The Primetime War on Drugs & Terror report was published in September 2011, ten years after 9/11 and 40 years after President Nixon’s declaration of a War on Drugs. This report is part of the Rights/Camera/Action project of the American Civil Liberties Union, which is determined to better understand the kinds of narratives about the War on Drugs and the War on Terror being presented on popular TV shows and to assess how these stories reflect or re-imagine reality.
The Lear Center commissioned online videos by digital artist/storyteller Joe Sabia, who remixed snippets from the TV episodes we studied in order to convey the flavor of our findings to a broad online audience.

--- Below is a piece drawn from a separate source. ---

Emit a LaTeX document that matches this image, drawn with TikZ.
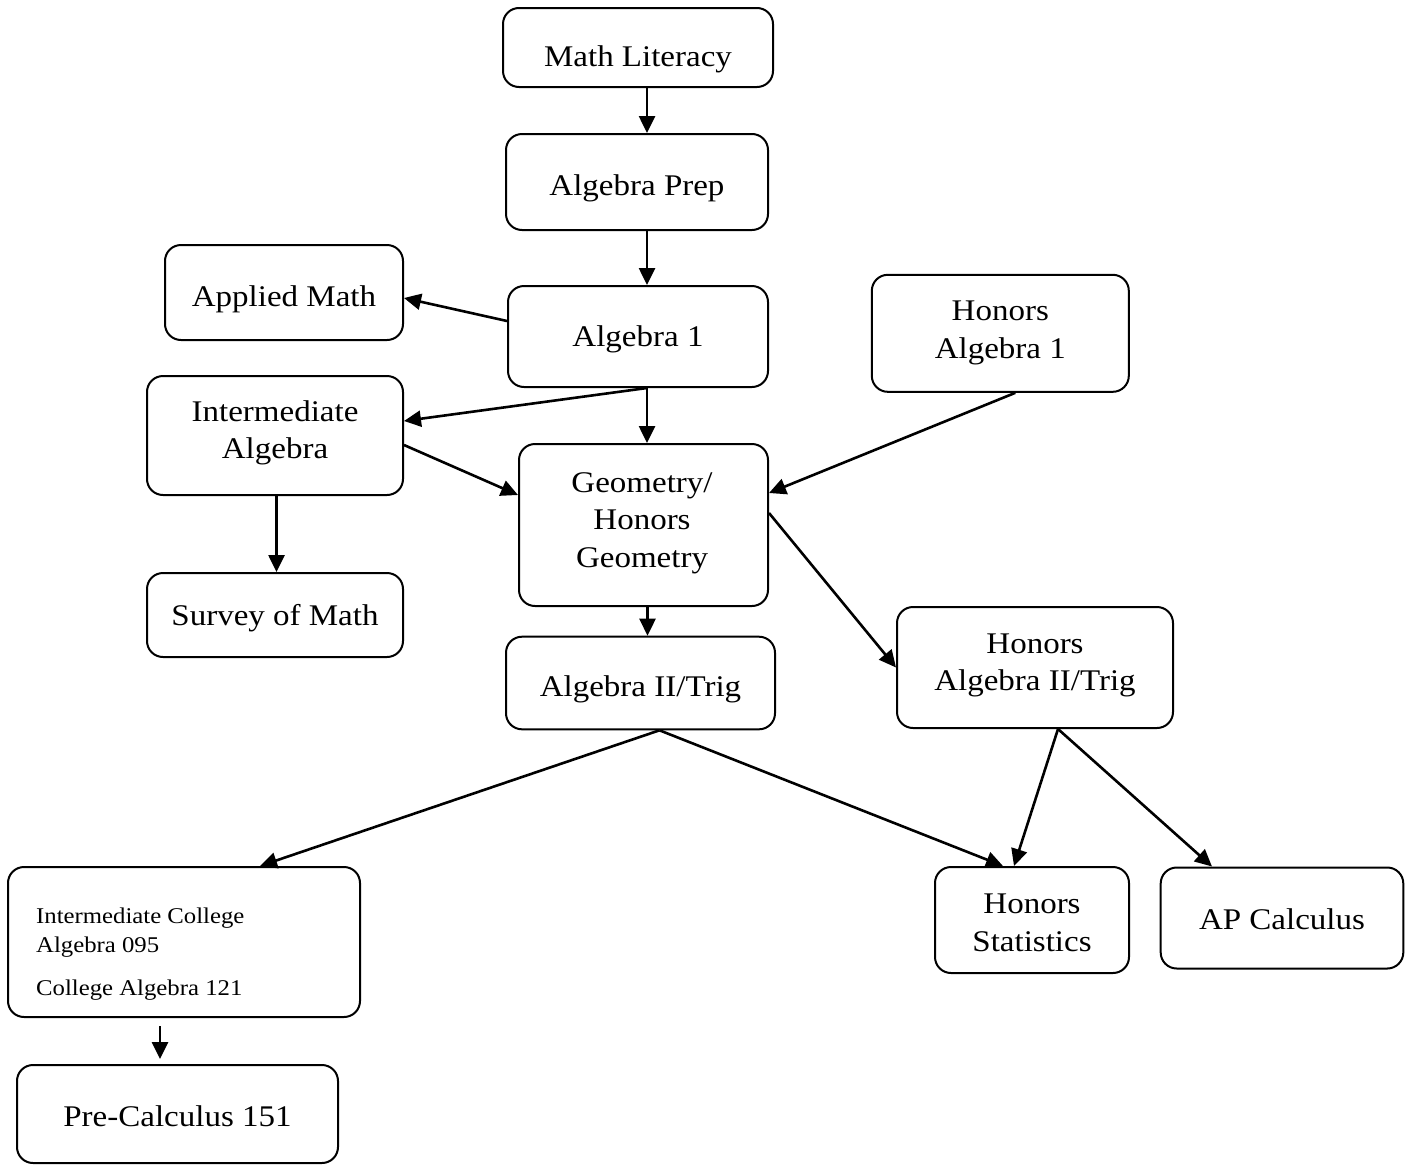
\documentclass[tikz,border=0pt]{standalone}
\usepackage{fontspec}
\setmainfont{Liberation Serif}[FakeStretch=1.1]
\usetikzlibrary{arrows.meta,calc}
\tikzset{
  box/.style={draw, line width=2pt, rounded corners=16pt, rectangle, inner sep=0pt},
  txt/.style={inner sep=0pt, align=center, font=\fontsize{30}{37.5}\selectfont},
  smalltxt/.style={inner sep=0pt, align=left, font=\fontsize{22.5}{29}\selectfont},
  arr/.style={line width=2.6pt, -{Triangle[length=17pt,width=16pt]}}
}
\begin{document}
\begin{tikzpicture}[x=1pt,y=-1pt]
\useasboundingbox (0,0) rectangle (1410,1165);
% boxes
\node[box, minimum width=270pt, minimum height=79pt]  (lit)     at (638,47.5) {};
\node[box, minimum width=262pt, minimum height=96pt]  (prep)    at (637,182) {};
\node[box, minimum width=238pt, minimum height=95pt]  (applied) at (284,292.5) {};
\node[box, minimum width=260pt, minimum height=101pt] (alg1)    at (638,336.5) {};
\node[box, minimum width=257pt, minimum height=117pt] (hon1)    at (1000.3,333.3) {};
\node[box, minimum width=256pt, minimum height=119pt] (inter)   at (275,435.5) {};
\node[box, minimum width=249pt, minimum height=162pt] (geo)     at (643.5,525) {};
\node[box, minimum width=256pt, minimum height=84pt]  (survey)  at (275,615) {};
\node[box, minimum width=269pt, minimum height=92.6pt] (alg2)   at (640.5,683) {};
\node[box, minimum width=276pt, minimum height=121pt] (hon2)    at (1035,667.5) {};
\node[box, minimum width=352pt, minimum height=150pt] (icoll)   at (184,942) {};
\node[box, minimum width=194pt, minimum height=106pt] (hstat)   at (1032,920) {};
\node[box, minimum width=242.6pt, minimum height=101pt] (apcalc) at (1282,918) {};
\node[box, minimum width=321pt, minimum height=98pt]  (precalc) at (177.5,1114) {};
% texts
\node[txt] (litT)     at (638,59.2)    {\strut Math Literacy};
\node[txt] (prepT)    at (637,187.5)   {\strut Algebra Prep};
\node[txt] (appliedT) at (284,299.2)   {\strut Applied Math};
\node[txt] (alg1T)    at (638,339.2)   {\strut Algebra 1};
\node[txt] (hon1T)    at (1000.3,332.2) {\strut Honors\\\strut Algebra 1};
\node[txt] (interT)   at (275,432.5)   {\strut Intermediate\\\strut Algebra};
\node[txt] (geoT)     at (642,522.1)   {\strut Geometry/\\\strut Honors\\\strut Geometry};
\node[txt] (surveyT)  at (275,617.5)   {\strut Survey of Math};
\node[txt] (alg2T)    at (640.5,689.2) {\strut Algebra II/Trig};
\node[txt] (hon2T)    at (1035,664.5)  {\strut Honors\\\strut Algebra II/Trig};
\node[txt] (hstatT)   at (1032,925)    {\strut Honors\\\strut Statistics};
\node[txt] (apcalcT)  at (1282,921.8)  {\strut AP Calculus};
\node[txt] (precalcT) at (177.5,1119.2) {\strut Pre-Calculus 151};
\node[smalltxt, anchor=north west] (icollT) at (36,902.7)
  {\strut Intermediate College\\\strut Algebra 095\\[14pt]\strut College Algebra 121};
% arrows
\draw[arr] ($(lit.south)+(9,0)$) -- ($(prep.north)+(10,0)$);
\draw[arr] ($(prep.south)+(10,0)$) -- ($(alg1.north)+(9,0)$);
\draw[arr] ($(alg1.west)+(0,-15.5)$) -- ($(applied.east)+(0,5.5)$);
\draw[arr] ($(alg1.south)+(9,0)$) -- ($(inter.east)+(0,-14.5)$);
\draw[arr] ($(alg1.south)+(9,0)$) -- ($(geo.north)+(3.5,0)$);
\draw[arr] ($(inter.east)+(0,9.5)$) -- ($(geo.west)+(0,-30)$);
\draw[arr] ($(hon1.south)+(15,0)$) -- ($(geo.east)+(0,-32)$);
\draw[arr] ($(inter.south)+(1.5,0)$) -- ($(survey.north)+(1.5,0)$);
\draw[arr] ($(geo.south)+(4,0)$) -- ($(alg2.north)+(7,0)$);
\draw[arr] ($(geo.east)+(0,-12)$) -- (hon2.west);
\draw[arr] ($(alg2.south)+(19,0)$) -- ($(icoll.north)+(76,0)$);
\draw[arr] ($(alg2.south)+(19,0)$) -- ($(hstat.north)+(-29,0)$);
\draw[arr] ($(hon2.south)+(23,0)$) -- ($(hstat.north)+(-18,0)$);
\draw[arr] ($(hon2.south)+(23,0)$) -- ($(apcalc.north)+(-70,0)$);
\draw[arr] ($(icoll.south)+(-24,8)$) -- ($(precalc.north)+(-17.5,-5)$);
\end{tikzpicture}
\end{document}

Listen to Johanna Blakley discuss the report with radio host David Sirota.
We collaborated in this effort with Princeton Survey Research Associates International, who carried out a content analysis of 49 primetime shows using an instrument we designed. We selected episodes that addressed the War on Terror or the War on Drugs from ten highly-rated one hour network dramas: 24, CSI, CSI: Miami, The Good Wife, House, Law & Order, Law & Order: Los Angeles, Law & Order: SVU, NCIS and NCIS: Los Angeles. The aim was to analyze how terror or drug-related plots were portrayed rather than to assess how frequently these plots appeared. Each episode was subjected to a codebook with 145 variables and over 800 sub-variables.
The report focuses on six key findings:
1. In TV storylines about the War on Drugs, drug users are not arrested and drug suspects are often portrayed as morally ambiguous or even heroic.
2. These TV episodes reflect that the vast majority of drug users (and likely offenders) in the U.S. are white. But the episodes don’t depict the other half of the story — that people of color are disproportionately arrested, convicted and incarcerated.
3. In these TV dramas, minorities are not depicted as perpetrators in the War on Terror. Most of the terrorists are white American citizens.
4. Primetime depicts a surprisingly sterilized version of the War on Terror in which torture, extraordinary rendition and racial and religious profiling rarely occur.
5. Military force and government violence are depicted on TV as legal but often ineffective in the War on Terror and the War on Drugs.
6. The legal system and the judicial process are rarely depicted in War on Terror and War on Drugs storylines.
In an effort to contextualize this research and how it might come into dialogue with other conversations about the War on Drugs and the War on Terror, we included recent public opinion survey data about these wars as well as data about how the government and the justice system, in particular, are conducting them. We think viewing these three types of data together — that is, depictions on television, public opinion and statistics about real world practices — is the best way to begin an informed conversation about how these wars are being carried out and understood in America.
Funding for this work was provided by the ACLU, but the report was written independently of the ACLU, reflecting only the analysis of its authors, Lear Center researchers Johanna Blakley and Sheena Nahm.